The lines following the procession description play out in the sayings and interactions in the following list. Israel’s pride is over. Everything she had at the top of her power list is now useless. Abraham’s family, those countless Gentile “sinners” will be have God’s peace through His decree. There comes a covenant that releases people from wells without water.

  1. Clearing the temple of merchandising
  2. Cursing the fig tree
  3. Condemning the rejection of the Baptist
  4. Evaluating and evicting the murderous tenants
  5. Identifying the wedding guests who disinvited themselves
  6. Separating Caesar and God
  7. Resurrection and human destiny
  8. Capping the law and the prophets
  9. Identifying David’s son
  10. Trashing the leadership (people in Moses’ seat)

Weeping over Jerusalem

The events in the list cover Matthew chapters 21 to 23 and they are clearly the final actions of the king before he finishes his work on the cross. Joy vanishes quickly as people return to their ways, kicking and screaming that YHWH was not their king. It was too much to be under the wing of a loving mother.



O Jerusalem, Jerusalem, which killeth the prophets, and stoneth them that are sent unto her! how often would I have gathered thy children together, even as a hen gathereth her chickens under her wings, and ye would not!

Matthew 23:37

Desolation vs Covenant

The united memories of both Zionite and the waterless wells cannot paper over the manifest fate of Zion vs the desolation, not merely the physical destruction but the loss of spiritual relevance to life, of the temple. There is no evidence of a God until the airwaves begin to record the sound of relief. People have to welcome the king.
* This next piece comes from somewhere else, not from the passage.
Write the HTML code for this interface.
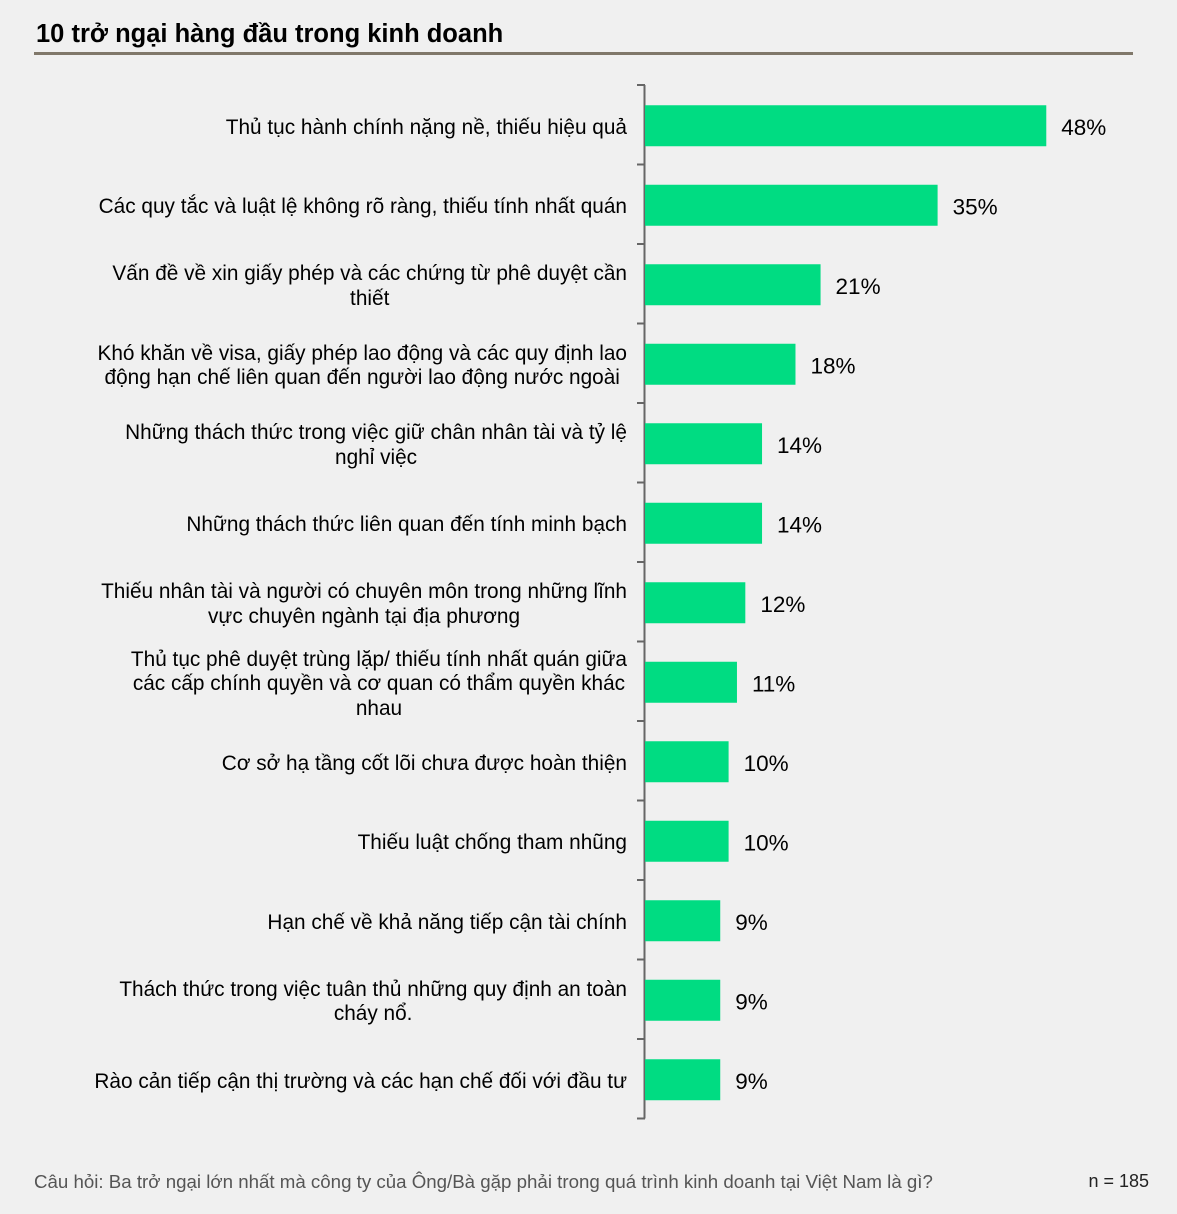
<!DOCTYPE html>
<html><head><meta charset="utf-8">
<style>
body{margin:0;width:1177px;height:1214px;background:#f0f0f0;font-family:"Liberation Sans","Noto Sans CJK SC",sans-serif;position:relative;overflow:hidden}
#title{position:absolute;left:36px;top:20px;font-size:25.5px;font-weight:bold;color:#000}
#rule{position:absolute;left:34px;top:52px;width:1099px;height:3px;background:#80786a}
.lab{position:absolute;right:550px;width:600px;text-align:right;font-size:20.8px;line-height:24.5px;color:#000}
.lab span{display:inline-block;text-align:center}
#foot{position:absolute;left:34px;top:1171px;font-size:18.7px;color:#555}
#n{position:absolute;right:28px;top:1171px;font-size:18px;color:#222}
</style></head><body>
<div id="title">10 trở ngại hàng đầu trong kinh doanh</div>
<div id="rule"></div>
<svg id="chart" width="1177" height="1214" style="position:absolute;left:0;top:0"></svg>
<div id="labels"></div>
<div id="foot">Câu hỏi: Ba trở ngại lớn nhất mà công ty của Ông/Bà gặp phải trong quá trình kinh doanh tại Việt Nam là gì?</div>
<div id="n">n = 185</div>
<script>
const categories=["Thủ tục hành chính nặng nề, thiếu hiệu quả","Các quy tắc và luật lệ không rõ ràng, thiếu tính nhất quán","Vấn đề về xin giấy phép và các chứng từ phê duyệt cần<br>thiết","Khó khăn về visa, giấy phép lao động và các quy định lao<br>động hạn chế liên quan đến người lao động nước ngoài","Những thách thức trong việc giữ chân nhân tài và tỷ lệ<br>nghỉ việc","Những thách thức liên quan đến tính minh bạch","Thiếu nhân tài và người có chuyên môn trong những lĩnh<br>vực chuyên ngành tại địa phương","Thủ tục phê duyệt trùng lặp/ thiếu tính nhất quán giữa<br>các cấp chính quyền và cơ quan có thẩm quyền khác<br>nhau","Cơ sở hạ tầng cốt lõi chưa được hoàn thiện","Thiếu luật chống tham nhũng","Hạn chế về khả năng tiếp cận tài chính","Thách thức trong việc tuân thủ những quy định an toàn<br>cháy nổ.","Rào cản tiếp cận thị trường và các hạn chế đối với đầu tư"];
const values=[48,35,21,18,14,14,12,11,10,10,9,9,9];
const valueLabels=["48%","35%","21%","18%","14%","14%","12%","11%","10%","10%","9%","9%","9%"];
const NS="http://www.w3.org/2000/svg";
const svg=document.getElementById('chart');
const x0=645,pxPer=8.36,top0=85,band=79.5,bh=41;
const xs=v=>x0+v*pxPer;
const yc=i=>top0+band*(i+0.5);
function mk(t,a){const e=document.createElementNS(NS,t);for(const k in a)e.setAttribute(k,a[k]);svg.appendChild(e);return e;}
const ax=mk('line',{x1:x0-0.5,y1:top0,x2:x0-0.5,y2:top0+band*categories.length,stroke:'#666','stroke-width':2});


for(let i=0;i<=categories.length;i++){
  const t=mk('line',{x1:x0-8,x2:x0,y1:top0+band*i,y2:top0+band*i,stroke:'#666','stroke-width':2});
  
  
}
const labs=document.getElementById('labels');
categories.forEach((c,i)=>{
  const r=mk('rect',{x:x0,y:yc(i)-bh/2+1,width:xs(values[i])-x0,height:bh,fill:'#00dc82'});
  
  
  const t=mk('text',{x:xs(values[i])+15,y:yc(i)+10,'font-size':22.5,fill:'#000','font-family':'Liberation Sans, sans-serif'});
  t.textContent=valueLabels[i];
  
  
  const d=document.createElement('div');
  d.className='lab';
  const lines=c.split('<br>').length;
  d.style.top=(yc(i)+3-lines*24.5/2)+'px';
  d.innerHTML='<span>'+c+'</span>';
  
  
  labs.appendChild(d);
});
</script>
</body></html>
Blessed is he who comes in Yahweh’s name

The king needs to be saved

Now know I that the LORD saveth his anointed; he will hear him from his holy heaven with the saving strength of his right hand. (Psalms 20:6)
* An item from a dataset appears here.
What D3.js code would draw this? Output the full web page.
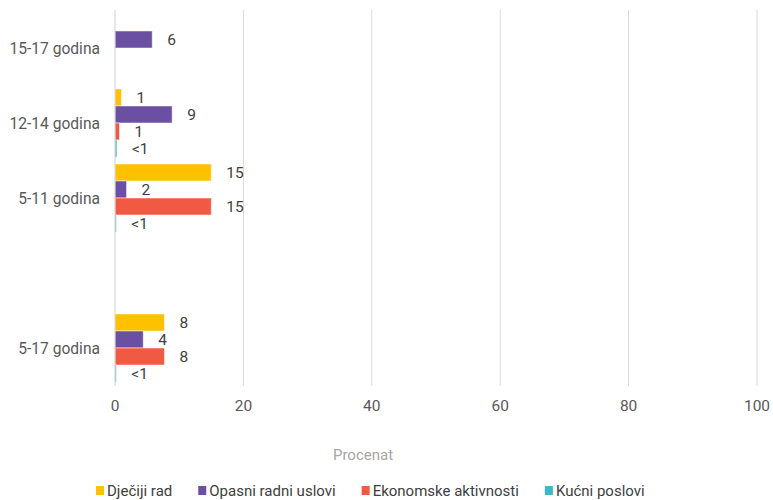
<!DOCTYPE html>
<html>
<head>
<meta charset="utf-8">
<script src="https://cdn.jsdelivr.net/npm/d3@7"></script>
<style>
  body { margin: 0; background: #fff; }
  text { font-family: "Roboto", "Liberation Sans", sans-serif; }
</style>
</head>
<body>
<svg id="chart" width="773" height="500"></svg>
<script>
const categories = ["15-17 godina", "12-14 godina", "5-11 godina", "", "5-17 godina"];
const seriesNames = ["Dječiji rad", "Opasni radni uslovi", "Ekonomske aktivnosti", "Kućni poslovi"];
const seriesColors = ["#FFC000", "#6A4FA3", "#F15A42", "#3CB8C6"];
// values per category, in series order (null = no bar)
const djecijiRad = [null, 1, 15, null, 7.7];
const opasniRadniUslovi = [5.8, 8.9, 1.8, null, 4.4];
const ekonomskeAktivnosti = [null, 0.7, 15, null, 7.7];
const kucniPoslovi = [null, 0.3, 0.2, null, 0.2];
const djecijiRadLabels = ["", "1", "15", "", "8"];
const opasniLabels = ["6", "9", "2", "", "4"];
const ekonomskeLabels = ["", "1", "15", "", "8"];
const kucniLabels = ["", "<1", "<1", "", "<1"];
const xTicks = [0, 20, 40, 60, 80, 100];

const seriesValues = [djecijiRad, opasniRadniUslovi, ekonomskeAktivnosti, kucniPoslovi];
const seriesLabels = [djecijiRadLabels, opasniLabels, ekonomskeLabels, kucniLabels];

const svg = d3.select("#chart");
const x = d3.scaleLinear().domain([0, 100]).range([115, 757]);
const y = d3.scaleBand().domain(categories.map((c, i) => i)).range([10.5, 385.5]).paddingInner(0.093).paddingOuter(0.0465);
const ys = d3.scaleBand().domain(d3.range(seriesNames.length)).range([0, y.bandwidth()]).padding(0);

// gridlines
svg.append("g").selectAll("line").data(xTicks.slice(1)).join("line")
  .attr("x1", d => x(d)).attr("x2", d => x(d))
  .attr("y1", 10).attr("y2", 386)
  .attr("stroke", "#d9d9d9").attr("stroke-width", 1);

// x tick labels
svg.append("g").selectAll("text").data(xTicks).join("text")
  .attr("x", d => x(d)).attr("y", 411)
  .attr("text-anchor", "middle")
  .attr("fill", "#595959").attr("font-size", 15.5)
  .text(d => d);

// bars
const data = [];
categories.forEach((c, ci) => {
  seriesValues.forEach((vals, si) => {
    if (vals[ci] !== null) data.push({ ci, si, v: vals[ci], label: seriesLabels[si][ci] });
  });
});

svg.append("g").selectAll("rect").data(data).join("rect")
  .attr("x", x(0))
  .attr("y", d => y(d.ci) + ys(d.si))
  .attr("width", d => x(d.v) - x(0))
  .attr("height", ys.bandwidth())
  .attr("fill", d => seriesColors[d.si])
  .attr("stroke", "#ffffff").attr("stroke-opacity", 0.5).attr("stroke-width", 1);

svg.append("g").selectAll("text").data(data).join("text")
  .attr("x", d => x(d.v) + 15)
  .attr("y", d => y(d.ci) + ys(d.si) + ys.bandwidth() / 2)
  .attr("dy", "0.36em")
  .attr("fill", "#404040").attr("font-size", 15.5)
  .text(d => d.label);

// y axis line
svg.append("line")
  .attr("x1", x(0)).attr("x2", x(0)).attr("y1", 10).attr("y2", 386)
  .attr("stroke", "#d0d0d0").attr("stroke-width", 1);

// category labels
svg.append("g").selectAll("text").data(categories.map((c, i) => ({ c, i }))).join("text")
  .attr("x", 100)
  .attr("y", d => y(d.i) + y.bandwidth() / 2)
  .attr("dy", "0.36em")
  .attr("text-anchor", "end")
  .attr("fill", "#595959").attr("font-size", 15.6)
  .text(d => d.c);

// axis title
svg.append("text")
  .attr("x", 363).attr("y", 460)
  .attr("text-anchor", "middle")
  .attr("fill", "#a6a6a6").attr("font-size", 15)
  .text("Procenat");

// legend
const legend = svg.append("g");
let lx = 96;
seriesNames.forEach((name, i) => {
  const g = legend.append("g");
  g.append("rect").attr("x", lx).attr("y", 486).attr("width", 8).attr("height", 9).attr("fill", seriesColors[i]);
  const t = g.append("text").attr("x", lx + 11).attr("y", 496)
    .attr("fill", "#404040").attr("font-size", 15).text(name);
  lx += 11 + t.node().getComputedTextLength() + 26;
});
</script>
</body>
</html>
This king is either David, Davidide or Israelite. Do we know a king who does not need to be saved? Like the Nazarene, for example.

In his atoning death; saved from death:

As he saith also in another place, Thou art a priest for ever after the order of Melchisedec. Who in the days of his flesh, when he had offered up prayers and supplications with strong crying and tears unto him that was able to save him from death, and was heard in that he feared; (Hebrews 5:6-7)

A prince’s obedience

Though he were a Son, yet learned he obedience by the things which he suffered; And being made perfect, he became the author of eternal salvation unto all them that obey him; (Hebrews 5:8-9) Called of God an high priest after the order of Melchisedec (Hebrews 5:10)

Do we know a believer who gets saved repeatedly – every time they sin? We know many who find their obedience in a vice list, who have established a grip on the follies of Israel at Sinai, who replicate rebellion on the borders of Canaan, and who covet the greed and influence of the priesthood in New Testament times.